Former S-R outdoors editor Rich Landers reflects on hiring Ammi Midstokke as her book debuts
Ammi Midstokke has a flourishing love-hate relationship with misery. She opens doors to it; embraces, loathes and embellishes it; makes fun of it, and learns a thing or two through each grin and grimace. This is what intrigued me about her and her writing.
“There is a little tiny sliver of fate somewhere between catastrophic life-ending events and nothing happening at all,” she suggests. While pouring through these pages, you’ll realize that she leans largely on one side of that equation.
In September 2014, as the Outdoors editor for The Spokesman-Review, I reported on a freak mountaineering accident high in Idaho’s Selkirk Mountains. Ultimately, a gritty 36-year-old woman was saved by the heroic efforts of her rock climbing partner, a Priest Lake search and rescue team and an Air Force helicopter crew.

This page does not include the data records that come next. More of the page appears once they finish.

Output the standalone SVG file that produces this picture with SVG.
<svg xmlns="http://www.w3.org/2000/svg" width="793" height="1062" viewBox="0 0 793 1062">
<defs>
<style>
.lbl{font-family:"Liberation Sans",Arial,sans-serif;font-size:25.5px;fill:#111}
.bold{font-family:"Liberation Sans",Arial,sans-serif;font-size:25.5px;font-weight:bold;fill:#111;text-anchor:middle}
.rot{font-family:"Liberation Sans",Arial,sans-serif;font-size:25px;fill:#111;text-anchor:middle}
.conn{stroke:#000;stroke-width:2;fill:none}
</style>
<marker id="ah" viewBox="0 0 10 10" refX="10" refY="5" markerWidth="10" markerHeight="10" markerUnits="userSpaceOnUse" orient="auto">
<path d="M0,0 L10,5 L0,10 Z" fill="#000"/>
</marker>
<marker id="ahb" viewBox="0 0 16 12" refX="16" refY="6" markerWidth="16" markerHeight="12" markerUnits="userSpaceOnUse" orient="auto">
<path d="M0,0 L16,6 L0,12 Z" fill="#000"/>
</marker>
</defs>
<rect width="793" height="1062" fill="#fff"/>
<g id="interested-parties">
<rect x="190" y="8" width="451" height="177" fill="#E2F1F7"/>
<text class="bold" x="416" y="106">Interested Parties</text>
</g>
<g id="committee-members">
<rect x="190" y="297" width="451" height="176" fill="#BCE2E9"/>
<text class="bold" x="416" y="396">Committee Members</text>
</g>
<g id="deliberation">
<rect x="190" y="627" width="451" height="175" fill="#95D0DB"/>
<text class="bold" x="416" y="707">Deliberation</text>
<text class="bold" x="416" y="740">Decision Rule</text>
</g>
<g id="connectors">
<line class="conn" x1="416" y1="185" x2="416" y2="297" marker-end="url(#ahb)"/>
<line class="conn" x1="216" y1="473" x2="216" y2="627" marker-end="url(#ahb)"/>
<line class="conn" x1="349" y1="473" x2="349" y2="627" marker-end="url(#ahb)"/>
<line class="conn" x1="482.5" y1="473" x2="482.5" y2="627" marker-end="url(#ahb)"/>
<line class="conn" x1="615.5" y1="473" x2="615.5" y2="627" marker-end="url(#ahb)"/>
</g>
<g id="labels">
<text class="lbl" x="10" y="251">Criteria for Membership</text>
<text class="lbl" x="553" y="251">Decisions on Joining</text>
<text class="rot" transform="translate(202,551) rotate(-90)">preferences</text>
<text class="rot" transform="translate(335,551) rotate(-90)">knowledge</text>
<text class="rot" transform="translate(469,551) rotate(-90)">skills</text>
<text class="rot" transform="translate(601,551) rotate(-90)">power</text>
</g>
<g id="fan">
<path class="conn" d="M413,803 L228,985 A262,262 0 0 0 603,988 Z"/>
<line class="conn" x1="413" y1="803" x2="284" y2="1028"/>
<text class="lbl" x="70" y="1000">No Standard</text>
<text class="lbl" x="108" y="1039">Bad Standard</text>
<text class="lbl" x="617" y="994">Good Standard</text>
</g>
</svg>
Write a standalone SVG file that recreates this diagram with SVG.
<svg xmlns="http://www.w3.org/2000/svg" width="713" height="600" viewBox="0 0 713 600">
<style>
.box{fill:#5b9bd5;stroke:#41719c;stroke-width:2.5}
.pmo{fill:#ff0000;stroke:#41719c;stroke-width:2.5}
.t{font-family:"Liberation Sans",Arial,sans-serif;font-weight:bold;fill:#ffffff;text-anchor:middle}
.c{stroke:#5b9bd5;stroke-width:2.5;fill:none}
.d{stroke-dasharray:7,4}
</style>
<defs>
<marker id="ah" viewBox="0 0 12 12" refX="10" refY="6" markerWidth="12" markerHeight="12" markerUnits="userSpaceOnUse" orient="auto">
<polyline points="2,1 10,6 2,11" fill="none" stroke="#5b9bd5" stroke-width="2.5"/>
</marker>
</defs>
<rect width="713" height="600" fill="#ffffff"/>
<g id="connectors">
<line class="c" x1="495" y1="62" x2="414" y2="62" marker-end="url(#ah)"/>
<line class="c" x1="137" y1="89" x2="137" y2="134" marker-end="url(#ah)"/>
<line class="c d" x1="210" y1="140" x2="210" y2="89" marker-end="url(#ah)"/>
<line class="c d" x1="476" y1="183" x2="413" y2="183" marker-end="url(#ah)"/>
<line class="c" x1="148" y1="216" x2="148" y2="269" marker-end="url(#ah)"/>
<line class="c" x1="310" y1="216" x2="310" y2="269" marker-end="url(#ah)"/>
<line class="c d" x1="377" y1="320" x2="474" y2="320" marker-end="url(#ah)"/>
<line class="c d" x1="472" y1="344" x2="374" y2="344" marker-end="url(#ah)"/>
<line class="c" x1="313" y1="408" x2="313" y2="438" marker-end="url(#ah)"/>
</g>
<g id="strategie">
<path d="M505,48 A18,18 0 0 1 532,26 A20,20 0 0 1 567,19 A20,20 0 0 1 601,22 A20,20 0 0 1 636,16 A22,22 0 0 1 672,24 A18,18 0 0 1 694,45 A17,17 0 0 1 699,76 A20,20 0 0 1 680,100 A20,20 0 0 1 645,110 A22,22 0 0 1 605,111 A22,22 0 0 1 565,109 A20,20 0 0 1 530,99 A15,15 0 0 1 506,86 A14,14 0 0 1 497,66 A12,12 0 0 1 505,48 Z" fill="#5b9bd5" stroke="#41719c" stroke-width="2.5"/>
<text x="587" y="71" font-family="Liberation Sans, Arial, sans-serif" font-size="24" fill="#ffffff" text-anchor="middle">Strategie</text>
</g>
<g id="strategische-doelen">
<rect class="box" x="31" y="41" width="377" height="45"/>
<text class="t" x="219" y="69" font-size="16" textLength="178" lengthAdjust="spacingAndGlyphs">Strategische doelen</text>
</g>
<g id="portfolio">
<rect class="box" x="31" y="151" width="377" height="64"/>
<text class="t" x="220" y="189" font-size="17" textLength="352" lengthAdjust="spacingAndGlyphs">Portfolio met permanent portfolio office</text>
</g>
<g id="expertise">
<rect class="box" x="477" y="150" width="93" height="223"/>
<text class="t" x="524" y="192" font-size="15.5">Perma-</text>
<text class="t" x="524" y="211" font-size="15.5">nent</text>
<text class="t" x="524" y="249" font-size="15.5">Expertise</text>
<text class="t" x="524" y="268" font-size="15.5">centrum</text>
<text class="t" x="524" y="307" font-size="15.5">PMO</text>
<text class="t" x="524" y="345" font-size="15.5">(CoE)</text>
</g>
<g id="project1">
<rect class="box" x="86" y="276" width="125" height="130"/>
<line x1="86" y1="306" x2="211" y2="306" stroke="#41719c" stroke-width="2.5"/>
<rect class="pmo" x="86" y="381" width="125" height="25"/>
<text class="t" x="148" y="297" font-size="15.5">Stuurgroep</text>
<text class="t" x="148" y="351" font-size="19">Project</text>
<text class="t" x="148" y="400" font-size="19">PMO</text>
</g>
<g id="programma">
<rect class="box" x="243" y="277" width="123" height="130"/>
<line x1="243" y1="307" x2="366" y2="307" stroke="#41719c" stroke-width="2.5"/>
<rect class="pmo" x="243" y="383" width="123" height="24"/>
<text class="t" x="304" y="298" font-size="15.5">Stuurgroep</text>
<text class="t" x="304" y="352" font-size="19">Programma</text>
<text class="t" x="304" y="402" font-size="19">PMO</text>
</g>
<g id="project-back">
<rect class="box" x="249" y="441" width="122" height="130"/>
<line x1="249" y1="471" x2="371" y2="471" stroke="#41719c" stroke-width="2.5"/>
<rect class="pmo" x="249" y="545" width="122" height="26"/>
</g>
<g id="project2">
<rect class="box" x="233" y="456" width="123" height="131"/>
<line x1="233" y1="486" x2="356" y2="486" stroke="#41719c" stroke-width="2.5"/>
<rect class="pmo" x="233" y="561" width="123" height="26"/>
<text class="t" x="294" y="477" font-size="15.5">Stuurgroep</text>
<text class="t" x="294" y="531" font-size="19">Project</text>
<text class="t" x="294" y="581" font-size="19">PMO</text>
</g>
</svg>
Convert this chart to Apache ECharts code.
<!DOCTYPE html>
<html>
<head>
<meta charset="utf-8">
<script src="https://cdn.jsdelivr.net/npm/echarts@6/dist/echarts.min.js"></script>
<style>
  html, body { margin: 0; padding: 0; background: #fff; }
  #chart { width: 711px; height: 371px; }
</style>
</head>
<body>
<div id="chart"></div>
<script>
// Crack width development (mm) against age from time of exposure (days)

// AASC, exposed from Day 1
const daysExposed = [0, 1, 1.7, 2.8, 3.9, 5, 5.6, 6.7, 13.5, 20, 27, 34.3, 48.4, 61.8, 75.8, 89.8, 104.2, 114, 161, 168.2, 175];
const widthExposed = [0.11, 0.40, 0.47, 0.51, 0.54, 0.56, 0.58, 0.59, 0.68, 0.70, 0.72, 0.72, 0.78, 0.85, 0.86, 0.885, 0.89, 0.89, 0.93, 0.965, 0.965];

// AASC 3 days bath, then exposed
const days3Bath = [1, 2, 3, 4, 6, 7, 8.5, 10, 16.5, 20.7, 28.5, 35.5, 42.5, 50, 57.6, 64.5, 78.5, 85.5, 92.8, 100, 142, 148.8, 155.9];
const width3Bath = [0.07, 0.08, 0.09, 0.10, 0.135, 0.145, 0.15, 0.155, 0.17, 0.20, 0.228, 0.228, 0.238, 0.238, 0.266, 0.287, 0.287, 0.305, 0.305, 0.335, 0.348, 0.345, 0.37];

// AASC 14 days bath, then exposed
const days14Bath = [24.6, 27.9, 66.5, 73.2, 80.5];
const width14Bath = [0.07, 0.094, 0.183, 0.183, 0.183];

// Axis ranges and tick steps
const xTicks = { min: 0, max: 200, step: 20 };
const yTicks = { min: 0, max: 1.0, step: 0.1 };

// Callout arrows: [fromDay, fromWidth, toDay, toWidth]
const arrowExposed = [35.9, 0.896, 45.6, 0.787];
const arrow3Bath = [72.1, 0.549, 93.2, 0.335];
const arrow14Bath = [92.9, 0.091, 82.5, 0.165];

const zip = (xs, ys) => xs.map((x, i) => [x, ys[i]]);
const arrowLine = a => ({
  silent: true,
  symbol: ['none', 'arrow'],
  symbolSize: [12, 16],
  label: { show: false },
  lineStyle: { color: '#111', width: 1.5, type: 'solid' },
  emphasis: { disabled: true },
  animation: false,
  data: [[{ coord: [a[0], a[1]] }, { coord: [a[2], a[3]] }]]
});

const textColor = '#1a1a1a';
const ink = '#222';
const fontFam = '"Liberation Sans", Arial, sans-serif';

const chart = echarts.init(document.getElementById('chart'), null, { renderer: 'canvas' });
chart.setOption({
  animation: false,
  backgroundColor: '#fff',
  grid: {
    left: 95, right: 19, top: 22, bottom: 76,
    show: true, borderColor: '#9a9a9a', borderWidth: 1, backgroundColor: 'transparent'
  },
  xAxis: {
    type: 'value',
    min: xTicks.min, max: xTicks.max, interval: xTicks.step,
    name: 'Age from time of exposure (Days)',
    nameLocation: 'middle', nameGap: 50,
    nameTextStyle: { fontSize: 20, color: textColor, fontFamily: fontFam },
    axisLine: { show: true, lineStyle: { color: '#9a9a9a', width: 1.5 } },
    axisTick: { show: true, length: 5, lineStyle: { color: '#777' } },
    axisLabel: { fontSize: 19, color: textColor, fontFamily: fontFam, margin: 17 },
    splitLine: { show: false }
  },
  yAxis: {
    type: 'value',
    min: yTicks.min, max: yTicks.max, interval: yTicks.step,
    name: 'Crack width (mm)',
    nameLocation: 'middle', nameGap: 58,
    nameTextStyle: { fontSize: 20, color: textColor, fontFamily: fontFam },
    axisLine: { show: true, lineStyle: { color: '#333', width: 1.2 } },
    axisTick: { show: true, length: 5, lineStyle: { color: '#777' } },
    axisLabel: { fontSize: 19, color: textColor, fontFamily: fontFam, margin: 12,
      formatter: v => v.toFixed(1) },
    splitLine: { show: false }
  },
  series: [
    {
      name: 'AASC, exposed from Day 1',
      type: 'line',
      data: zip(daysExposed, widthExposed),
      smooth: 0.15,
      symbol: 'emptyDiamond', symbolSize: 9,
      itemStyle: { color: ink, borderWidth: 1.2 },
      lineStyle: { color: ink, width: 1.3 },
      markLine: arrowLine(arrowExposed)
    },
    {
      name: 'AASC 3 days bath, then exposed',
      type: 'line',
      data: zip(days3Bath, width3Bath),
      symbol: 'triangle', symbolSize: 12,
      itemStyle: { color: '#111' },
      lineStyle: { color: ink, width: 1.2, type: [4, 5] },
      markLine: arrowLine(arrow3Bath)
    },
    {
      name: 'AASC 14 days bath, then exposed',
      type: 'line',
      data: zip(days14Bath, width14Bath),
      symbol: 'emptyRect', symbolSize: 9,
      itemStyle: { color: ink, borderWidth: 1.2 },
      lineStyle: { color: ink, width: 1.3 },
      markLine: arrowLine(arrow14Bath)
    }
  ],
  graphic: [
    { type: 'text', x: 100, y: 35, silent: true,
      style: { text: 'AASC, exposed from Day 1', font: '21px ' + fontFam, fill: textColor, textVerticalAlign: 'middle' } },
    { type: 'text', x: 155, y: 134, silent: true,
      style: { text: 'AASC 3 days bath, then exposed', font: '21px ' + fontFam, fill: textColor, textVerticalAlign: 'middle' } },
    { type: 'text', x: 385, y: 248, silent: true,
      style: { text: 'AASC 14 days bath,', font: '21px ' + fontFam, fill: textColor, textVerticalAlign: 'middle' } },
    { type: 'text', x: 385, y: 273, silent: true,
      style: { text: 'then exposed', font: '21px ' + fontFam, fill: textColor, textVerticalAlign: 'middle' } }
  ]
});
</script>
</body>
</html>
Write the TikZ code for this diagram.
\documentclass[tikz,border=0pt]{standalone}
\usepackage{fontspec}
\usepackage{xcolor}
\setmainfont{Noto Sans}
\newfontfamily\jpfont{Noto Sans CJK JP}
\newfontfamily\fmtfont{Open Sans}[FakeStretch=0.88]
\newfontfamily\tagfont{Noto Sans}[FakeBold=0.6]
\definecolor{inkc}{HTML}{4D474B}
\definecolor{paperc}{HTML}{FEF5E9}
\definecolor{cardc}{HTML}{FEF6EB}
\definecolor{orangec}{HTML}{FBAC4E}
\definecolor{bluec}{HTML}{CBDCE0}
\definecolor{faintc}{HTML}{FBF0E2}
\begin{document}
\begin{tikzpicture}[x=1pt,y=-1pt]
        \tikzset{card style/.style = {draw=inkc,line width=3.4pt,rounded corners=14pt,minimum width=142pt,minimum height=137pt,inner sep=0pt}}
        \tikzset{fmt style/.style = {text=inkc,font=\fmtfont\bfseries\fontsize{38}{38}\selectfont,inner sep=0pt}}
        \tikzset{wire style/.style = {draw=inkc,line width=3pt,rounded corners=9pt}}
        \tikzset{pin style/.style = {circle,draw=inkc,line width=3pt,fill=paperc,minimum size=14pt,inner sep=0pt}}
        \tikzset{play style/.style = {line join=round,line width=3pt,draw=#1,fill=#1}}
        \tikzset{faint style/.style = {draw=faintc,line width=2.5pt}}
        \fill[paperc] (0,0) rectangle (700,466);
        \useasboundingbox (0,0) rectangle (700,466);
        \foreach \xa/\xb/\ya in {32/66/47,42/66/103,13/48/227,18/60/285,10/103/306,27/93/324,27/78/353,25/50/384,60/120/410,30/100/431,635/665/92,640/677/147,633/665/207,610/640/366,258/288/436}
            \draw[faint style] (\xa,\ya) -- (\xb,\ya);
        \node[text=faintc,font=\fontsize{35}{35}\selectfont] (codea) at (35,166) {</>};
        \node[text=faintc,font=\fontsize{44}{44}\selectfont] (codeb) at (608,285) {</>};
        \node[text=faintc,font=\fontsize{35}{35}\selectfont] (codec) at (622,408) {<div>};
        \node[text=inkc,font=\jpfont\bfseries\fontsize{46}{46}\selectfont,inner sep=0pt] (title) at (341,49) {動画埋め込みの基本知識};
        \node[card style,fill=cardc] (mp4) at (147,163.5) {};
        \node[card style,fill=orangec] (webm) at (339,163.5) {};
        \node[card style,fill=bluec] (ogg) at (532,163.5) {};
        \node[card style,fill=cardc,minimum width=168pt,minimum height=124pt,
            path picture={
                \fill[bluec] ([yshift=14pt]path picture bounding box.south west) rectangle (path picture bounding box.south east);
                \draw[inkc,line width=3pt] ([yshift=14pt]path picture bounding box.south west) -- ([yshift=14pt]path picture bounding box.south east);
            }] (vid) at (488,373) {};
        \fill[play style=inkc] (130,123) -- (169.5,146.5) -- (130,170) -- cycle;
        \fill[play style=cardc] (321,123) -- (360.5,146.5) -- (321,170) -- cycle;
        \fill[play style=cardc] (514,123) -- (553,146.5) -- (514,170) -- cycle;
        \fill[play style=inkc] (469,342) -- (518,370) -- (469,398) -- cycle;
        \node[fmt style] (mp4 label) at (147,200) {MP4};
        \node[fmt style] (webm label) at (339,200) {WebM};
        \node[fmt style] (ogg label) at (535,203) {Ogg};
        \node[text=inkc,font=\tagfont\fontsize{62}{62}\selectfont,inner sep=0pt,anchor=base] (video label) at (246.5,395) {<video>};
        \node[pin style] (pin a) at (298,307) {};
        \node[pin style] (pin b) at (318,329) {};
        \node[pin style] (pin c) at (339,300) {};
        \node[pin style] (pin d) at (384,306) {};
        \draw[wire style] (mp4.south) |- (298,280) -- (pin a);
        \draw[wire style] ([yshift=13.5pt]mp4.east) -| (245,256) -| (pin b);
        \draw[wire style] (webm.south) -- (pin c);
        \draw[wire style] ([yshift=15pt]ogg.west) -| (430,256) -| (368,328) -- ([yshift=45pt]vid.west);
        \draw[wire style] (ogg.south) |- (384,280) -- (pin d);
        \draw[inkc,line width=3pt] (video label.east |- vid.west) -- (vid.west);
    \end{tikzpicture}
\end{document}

That might have been the end of the story if my interest hadn’t been snagged by the victim’s type-A personality.
This gal had a unique perspective on just about everything, plus a gift for storytelling and a sense of humor that couldn’t be squashed by a 1.5 ton granite boulder. I asked her (admittedly, I was prepared to beg) to grace my newspaper’s Outdoors section with a column. She jumped aboard and quickly developed an audience eager to read the next installment of her adventures with life, the wilds and living off grid.
Spokane writer Darin Z. Krogh summed up her allure with this letter to the editor published in August 2017: “I do not often read the Outdoors section of The Spokesman, because I am not an outdoorsy guy. I am even nervous in city parks. But recently, I happened to read Ammi Midstokke’s column. She seems to be a varied and strange person in a good way. She shoots gophers with a .22, climbs Chimney Rock, rides a bike with a 50 pound load and sprinkles her writing with a you-can-do-it philosophy, tempered by real life dissolutions and failures. What a strange person she seems to be. I will now regularly read the Outdoors section … in order to appreciate (her) curious outlook.”
Even if most of her readers weren’t aware that Ammi is pronounced with a long a, and Midstokke has a short o, her words resonated intimately in stories that examine the human condition while tickling funny bones and tugging heart strings.
Her hippie parents and their nonconventional lifestyle get at least partial credit for her instinct to adopt really bad ideas. Why shouldn’t a single mom raise a pre-teen daughter in a straw-bale, wood-heated, solar-powered cabin perched on a granite peak with a driveway that passes through heaven or hell, depending on snow conditions and whether the vehicle has enough clearance and a winch?
Why not avoid Disneyland and take that daughter on a summer break trip to Burning Man?
“That’s exactly why we need to try it,” she explains to her daughter after a sketchy call in yet another outdoor adventure, “to find out how much of a good/bad idea it is.”
Ammi is open to just about anything, with a few notable exceptions. For example: “Drinking tea is like sipping on a dead flower that lost its soul. Or supping from a puddle of grass clippings … I realize an entire population of tea drinkers may be appalled by this statement and I commend their Buddhistic ability to be so pleased with so little.”
But given the mandatory stiff jolt of strong coffee to wake the Viking blood streaming through her veins, she’s game for learning new things every day, and she’s willing to take us along for the ride.
Ammi evolves through the years as she chronicles her devotion to living life to the fullest. Initially she seems obsessed with pursuits that often result in third-degree chaffing, or ER visits. “It’s never a good sign,” she says, “when the radiology staff is on a first name basis with you and asks how the kids are.”
But soon we realize we’re tracking her many steps to finding truth and other deep matters, such as love beyond infatuation with a man’s mastery of power tools.
She offers thoughtful perspectives on being a mother, wife, sister and daughter, as well as on overachieving, aging and mortality. We learn about heartbreak and the healing quality of a dog. She touches on the sobering realities of death, suicide and even extinction. All of this gets sorted out amid her karmic magnetism for chaos.
Learning to coexist with nature outside – and inside – the cabin is a struggle if not a hoot. We get to eavesdrop on her relationships with mice, stink bugs and wasps, as well as the gophers that routinely render her garden to rubble. She tearfully calls planting seeds an exercise in “misplaced hope.” But this is only one of many reasons she endorses waterproof mascara.
Ammi demonstrates that emotional growth in finding home, meaning, satisfaction and contentment is possible without losing her bold undertones. In a crisis, she says, balance and fulfillment can always be found in chopping wood.
Although she has lived off grid, she has keen insight to what connects us all. Don’t be surprised if you laugh and cry as she navigates her way to life changing epiphanies. In one of my favorite chapters, she details how she is falling in love with her growing child all over again for different reasons than her status as a mother. Bingo.
Readers of this book gain great insight into Ammi and life in general. Only her therapist knows more.